Material:
┄┄┄┄┄┄┄┄┄┄┄┄┄┄┄┄┄┄┄┄
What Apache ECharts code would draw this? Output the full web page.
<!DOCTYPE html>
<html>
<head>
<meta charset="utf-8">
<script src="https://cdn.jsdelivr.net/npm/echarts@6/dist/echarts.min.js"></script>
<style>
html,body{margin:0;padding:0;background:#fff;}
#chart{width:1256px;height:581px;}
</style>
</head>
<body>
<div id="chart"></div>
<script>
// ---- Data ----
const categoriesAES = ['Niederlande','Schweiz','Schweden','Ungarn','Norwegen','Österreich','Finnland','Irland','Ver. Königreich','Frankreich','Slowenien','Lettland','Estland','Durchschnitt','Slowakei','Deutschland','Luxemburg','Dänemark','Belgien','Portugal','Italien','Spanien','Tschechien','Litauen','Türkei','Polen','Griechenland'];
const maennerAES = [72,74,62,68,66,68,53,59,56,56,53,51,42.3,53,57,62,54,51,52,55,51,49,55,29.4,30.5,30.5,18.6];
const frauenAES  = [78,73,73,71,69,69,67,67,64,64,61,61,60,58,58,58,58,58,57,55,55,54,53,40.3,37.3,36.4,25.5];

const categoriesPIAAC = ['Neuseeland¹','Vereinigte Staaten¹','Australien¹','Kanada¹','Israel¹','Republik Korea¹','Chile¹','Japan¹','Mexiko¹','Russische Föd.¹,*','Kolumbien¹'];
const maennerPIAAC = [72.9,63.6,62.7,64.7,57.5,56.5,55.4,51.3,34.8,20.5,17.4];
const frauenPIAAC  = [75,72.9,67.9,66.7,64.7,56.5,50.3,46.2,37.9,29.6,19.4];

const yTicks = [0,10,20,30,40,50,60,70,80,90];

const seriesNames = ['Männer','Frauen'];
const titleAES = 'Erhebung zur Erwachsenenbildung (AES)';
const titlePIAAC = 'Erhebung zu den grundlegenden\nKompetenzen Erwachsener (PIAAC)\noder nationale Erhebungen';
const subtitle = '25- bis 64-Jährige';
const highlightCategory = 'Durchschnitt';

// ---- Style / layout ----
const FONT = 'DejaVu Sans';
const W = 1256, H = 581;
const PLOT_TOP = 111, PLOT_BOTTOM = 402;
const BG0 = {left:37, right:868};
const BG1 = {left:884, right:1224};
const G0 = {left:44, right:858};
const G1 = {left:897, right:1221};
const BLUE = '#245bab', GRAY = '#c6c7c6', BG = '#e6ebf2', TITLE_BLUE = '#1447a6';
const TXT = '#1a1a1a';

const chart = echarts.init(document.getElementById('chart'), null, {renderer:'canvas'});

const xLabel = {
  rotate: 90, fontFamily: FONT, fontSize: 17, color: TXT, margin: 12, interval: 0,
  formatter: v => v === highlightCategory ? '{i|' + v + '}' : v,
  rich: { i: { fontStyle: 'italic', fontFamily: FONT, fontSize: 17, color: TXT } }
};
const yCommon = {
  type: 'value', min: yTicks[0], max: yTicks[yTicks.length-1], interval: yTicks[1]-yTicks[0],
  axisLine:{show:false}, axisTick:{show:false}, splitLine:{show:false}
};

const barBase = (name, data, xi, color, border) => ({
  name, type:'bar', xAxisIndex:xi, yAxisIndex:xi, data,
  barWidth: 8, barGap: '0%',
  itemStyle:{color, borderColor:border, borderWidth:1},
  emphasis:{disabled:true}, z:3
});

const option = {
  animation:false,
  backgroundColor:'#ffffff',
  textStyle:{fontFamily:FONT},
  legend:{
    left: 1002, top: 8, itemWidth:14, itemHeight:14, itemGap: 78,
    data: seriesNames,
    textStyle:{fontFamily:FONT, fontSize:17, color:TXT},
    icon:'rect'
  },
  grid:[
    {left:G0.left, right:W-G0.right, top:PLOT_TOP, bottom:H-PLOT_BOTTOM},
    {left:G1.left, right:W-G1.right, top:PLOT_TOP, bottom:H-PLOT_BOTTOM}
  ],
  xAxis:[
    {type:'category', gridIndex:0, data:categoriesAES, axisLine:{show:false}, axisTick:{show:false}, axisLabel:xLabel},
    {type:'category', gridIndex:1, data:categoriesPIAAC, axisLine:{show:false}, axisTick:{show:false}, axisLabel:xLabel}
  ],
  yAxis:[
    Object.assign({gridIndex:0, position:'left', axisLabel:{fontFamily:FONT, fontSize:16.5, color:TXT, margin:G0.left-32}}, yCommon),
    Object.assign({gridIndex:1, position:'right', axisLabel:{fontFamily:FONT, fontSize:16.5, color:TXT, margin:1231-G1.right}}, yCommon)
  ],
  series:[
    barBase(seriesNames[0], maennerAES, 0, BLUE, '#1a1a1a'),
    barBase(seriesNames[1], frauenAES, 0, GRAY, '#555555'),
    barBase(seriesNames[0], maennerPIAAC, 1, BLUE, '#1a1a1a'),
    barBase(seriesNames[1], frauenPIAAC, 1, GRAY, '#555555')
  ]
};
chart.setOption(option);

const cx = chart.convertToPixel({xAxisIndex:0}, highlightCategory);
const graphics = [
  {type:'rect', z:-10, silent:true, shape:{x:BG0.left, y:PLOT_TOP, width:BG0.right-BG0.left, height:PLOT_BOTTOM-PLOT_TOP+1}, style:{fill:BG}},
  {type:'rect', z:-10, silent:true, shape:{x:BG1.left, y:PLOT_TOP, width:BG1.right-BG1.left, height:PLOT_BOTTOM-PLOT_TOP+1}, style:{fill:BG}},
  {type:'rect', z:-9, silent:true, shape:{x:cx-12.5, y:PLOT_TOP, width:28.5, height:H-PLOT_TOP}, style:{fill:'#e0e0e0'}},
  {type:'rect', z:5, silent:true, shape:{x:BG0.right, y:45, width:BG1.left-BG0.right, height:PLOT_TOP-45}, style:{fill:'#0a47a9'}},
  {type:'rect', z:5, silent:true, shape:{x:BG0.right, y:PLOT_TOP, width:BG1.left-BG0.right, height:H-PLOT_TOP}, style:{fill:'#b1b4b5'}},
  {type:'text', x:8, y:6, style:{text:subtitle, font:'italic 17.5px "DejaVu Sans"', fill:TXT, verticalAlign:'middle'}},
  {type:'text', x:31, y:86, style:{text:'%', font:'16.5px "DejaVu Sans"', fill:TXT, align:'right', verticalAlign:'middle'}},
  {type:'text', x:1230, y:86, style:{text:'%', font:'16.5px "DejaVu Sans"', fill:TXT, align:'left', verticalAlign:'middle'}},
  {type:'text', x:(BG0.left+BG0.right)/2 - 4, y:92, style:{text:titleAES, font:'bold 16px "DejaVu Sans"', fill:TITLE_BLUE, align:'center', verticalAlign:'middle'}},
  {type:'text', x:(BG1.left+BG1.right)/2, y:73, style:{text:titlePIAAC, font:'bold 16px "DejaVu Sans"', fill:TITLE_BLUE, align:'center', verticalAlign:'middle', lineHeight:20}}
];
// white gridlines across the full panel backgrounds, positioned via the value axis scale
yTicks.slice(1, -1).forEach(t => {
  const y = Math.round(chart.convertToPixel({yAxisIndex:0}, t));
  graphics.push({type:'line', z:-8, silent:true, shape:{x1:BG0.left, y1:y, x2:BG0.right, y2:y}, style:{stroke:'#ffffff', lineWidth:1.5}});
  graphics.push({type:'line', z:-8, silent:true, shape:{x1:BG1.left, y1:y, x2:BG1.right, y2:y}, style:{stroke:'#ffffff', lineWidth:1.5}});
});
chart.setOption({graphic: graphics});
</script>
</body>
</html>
┄┄┄┄┄┄┄┄┄┄┄┄┄┄┄┄┄┄┄┄
Exercise aim:
Output all of the material, please, exactly as it stands.

Answer below:
What Apache ECharts code would draw this? Output the full web page.
<!DOCTYPE html>
<html>
<head>
<meta charset="utf-8">
<script src="https://cdn.jsdelivr.net/npm/echarts@6/dist/echarts.min.js"></script>
<style>
html,body{margin:0;padding:0;background:#fff;}
#chart{width:1256px;height:581px;}
</style>
</head>
<body>
<div id="chart"></div>
<script>
// ---- Data ----
const categoriesAES = ['Niederlande','Schweiz','Schweden','Ungarn','Norwegen','Österreich','Finnland','Irland','Ver. Königreich','Frankreich','Slowenien','Lettland','Estland','Durchschnitt','Slowakei','Deutschland','Luxemburg','Dänemark','Belgien','Portugal','Italien','Spanien','Tschechien','Litauen','Türkei','Polen','Griechenland'];
const maennerAES = [72,74,62,68,66,68,53,59,56,56,53,51,42.3,53,57,62,54,51,52,55,51,49,55,29.4,30.5,30.5,18.6];
const frauenAES  = [78,73,73,71,69,69,67,67,64,64,61,61,60,58,58,58,58,58,57,55,55,54,53,40.3,37.3,36.4,25.5];

const categoriesPIAAC = ['Neuseeland¹','Vereinigte Staaten¹','Australien¹','Kanada¹','Israel¹','Republik Korea¹','Chile¹','Japan¹','Mexiko¹','Russische Föd.¹,*','Kolumbien¹'];
const maennerPIAAC = [72.9,63.6,62.7,64.7,57.5,56.5,55.4,51.3,34.8,20.5,17.4];
const frauenPIAAC  = [75,72.9,67.9,66.7,64.7,56.5,50.3,46.2,37.9,29.6,19.4];

const yTicks = [0,10,20,30,40,50,60,70,80,90];

const seriesNames = ['Männer','Frauen'];
const titleAES = 'Erhebung zur Erwachsenenbildung (AES)';
const titlePIAAC = 'Erhebung zu den grundlegenden\nKompetenzen Erwachsener (PIAAC)\noder nationale Erhebungen';
const subtitle = '25- bis 64-Jährige';
const highlightCategory = 'Durchschnitt';

// ---- Style / layout ----
const FONT = 'DejaVu Sans';
const W = 1256, H = 581;
const PLOT_TOP = 111, PLOT_BOTTOM = 402;
const BG0 = {left:37, right:868};
const BG1 = {left:884, right:1224};
const G0 = {left:44, right:858};
const G1 = {left:897, right:1221};
const BLUE = '#245bab', GRAY = '#c6c7c6', BG = '#e6ebf2', TITLE_BLUE = '#1447a6';
const TXT = '#1a1a1a';

const chart = echarts.init(document.getElementById('chart'), null, {renderer:'canvas'});

const xLabel = {
  rotate: 90, fontFamily: FONT, fontSize: 17, color: TXT, margin: 12, interval: 0,
  formatter: v => v === highlightCategory ? '{i|' + v + '}' : v,
  rich: { i: { fontStyle: 'italic', fontFamily: FONT, fontSize: 17, color: TXT } }
};
const yCommon = {
  type: 'value', min: yTicks[0], max: yTicks[yTicks.length-1], interval: yTicks[1]-yTicks[0],
  axisLine:{show:false}, axisTick:{show:false}, splitLine:{show:false}
};

const barBase = (name, data, xi, color, border) => ({
  name, type:'bar', xAxisIndex:xi, yAxisIndex:xi, data,
  barWidth: 8, barGap: '0%',
  itemStyle:{color, borderColor:border, borderWidth:1},
  emphasis:{disabled:true}, z:3
});

const option = {
  animation:false,
  backgroundColor:'#ffffff',
  textStyle:{fontFamily:FONT},
  legend:{
    left: 1002, top: 8, itemWidth:14, itemHeight:14, itemGap: 78,
    data: seriesNames,
    textStyle:{fontFamily:FONT, fontSize:17, color:TXT},
    icon:'rect'
  },
  grid:[
    {left:G0.left, right:W-G0.right, top:PLOT_TOP, bottom:H-PLOT_BOTTOM},
    {left:G1.left, right:W-G1.right, top:PLOT_TOP, bottom:H-PLOT_BOTTOM}
  ],
  xAxis:[
    {type:'category', gridIndex:0, data:categoriesAES, axisLine:{show:false}, axisTick:{show:false}, axisLabel:xLabel},
    {type:'category', gridIndex:1, data:categoriesPIAAC, axisLine:{show:false}, axisTick:{show:false}, axisLabel:xLabel}
  ],
  yAxis:[
    Object.assign({gridIndex:0, position:'left', axisLabel:{fontFamily:FONT, fontSize:16.5, color:TXT, margin:G0.left-32}}, yCommon),
    Object.assign({gridIndex:1, position:'right', axisLabel:{fontFamily:FONT, fontSize:16.5, color:TXT, margin:1231-G1.right}}, yCommon)
  ],
  series:[
    barBase(seriesNames[0], maennerAES, 0, BLUE, '#1a1a1a'),
    barBase(seriesNames[1], frauenAES, 0, GRAY, '#555555'),
    barBase(seriesNames[0], maennerPIAAC, 1, BLUE, '#1a1a1a'),
    barBase(seriesNames[1], frauenPIAAC, 1, GRAY, '#555555')
  ]
};
chart.setOption(option);

const cx = chart.convertToPixel({xAxisIndex:0}, highlightCategory);
const graphics = [
  {type:'rect', z:-10, silent:true, shape:{x:BG0.left, y:PLOT_TOP, width:BG0.right-BG0.left, height:PLOT_BOTTOM-PLOT_TOP+1}, style:{fill:BG}},
  {type:'rect', z:-10, silent:true, shape:{x:BG1.left, y:PLOT_TOP, width:BG1.right-BG1.left, height:PLOT_BOTTOM-PLOT_TOP+1}, style:{fill:BG}},
  {type:'rect', z:-9, silent:true, shape:{x:cx-12.5, y:PLOT_TOP, width:28.5, height:H-PLOT_TOP}, style:{fill:'#e0e0e0'}},
  {type:'rect', z:5, silent:true, shape:{x:BG0.right, y:45, width:BG1.left-BG0.right, height:PLOT_TOP-45}, style:{fill:'#0a47a9'}},
  {type:'rect', z:5, silent:true, shape:{x:BG0.right, y:PLOT_TOP, width:BG1.left-BG0.right, height:H-PLOT_TOP}, style:{fill:'#b1b4b5'}},
  {type:'text', x:8, y:6, style:{text:subtitle, font:'italic 17.5px "DejaVu Sans"', fill:TXT, verticalAlign:'middle'}},
  {type:'text', x:31, y:86, style:{text:'%', font:'16.5px "DejaVu Sans"', fill:TXT, align:'right', verticalAlign:'middle'}},
  {type:'text', x:1230, y:86, style:{text:'%', font:'16.5px "DejaVu Sans"', fill:TXT, align:'left', verticalAlign:'middle'}},
  {type:'text', x:(BG0.left+BG0.right)/2 - 4, y:92, style:{text:titleAES, font:'bold 16px "DejaVu Sans"', fill:TITLE_BLUE, align:'center', verticalAlign:'middle'}},
  {type:'text', x:(BG1.left+BG1.right)/2, y:73, style:{text:titlePIAAC, font:'bold 16px "DejaVu Sans"', fill:TITLE_BLUE, align:'center', verticalAlign:'middle', lineHeight:20}}
];
// white gridlines across the full panel backgrounds, positioned via the value axis scale
yTicks.slice(1, -1).forEach(t => {
  const y = Math.round(chart.convertToPixel({yAxisIndex:0}, t));
  graphics.push({type:'line', z:-8, silent:true, shape:{x1:BG0.left, y1:y, x2:BG0.right, y2:y}, style:{stroke:'#ffffff', lineWidth:1.5}});
  graphics.push({type:'line', z:-8, silent:true, shape:{x1:BG1.left, y1:y, x2:BG1.right, y2:y}, style:{stroke:'#ffffff', lineWidth:1.5}});
});
chart.setOption({graphic: graphics});
</script>
</body>
</html>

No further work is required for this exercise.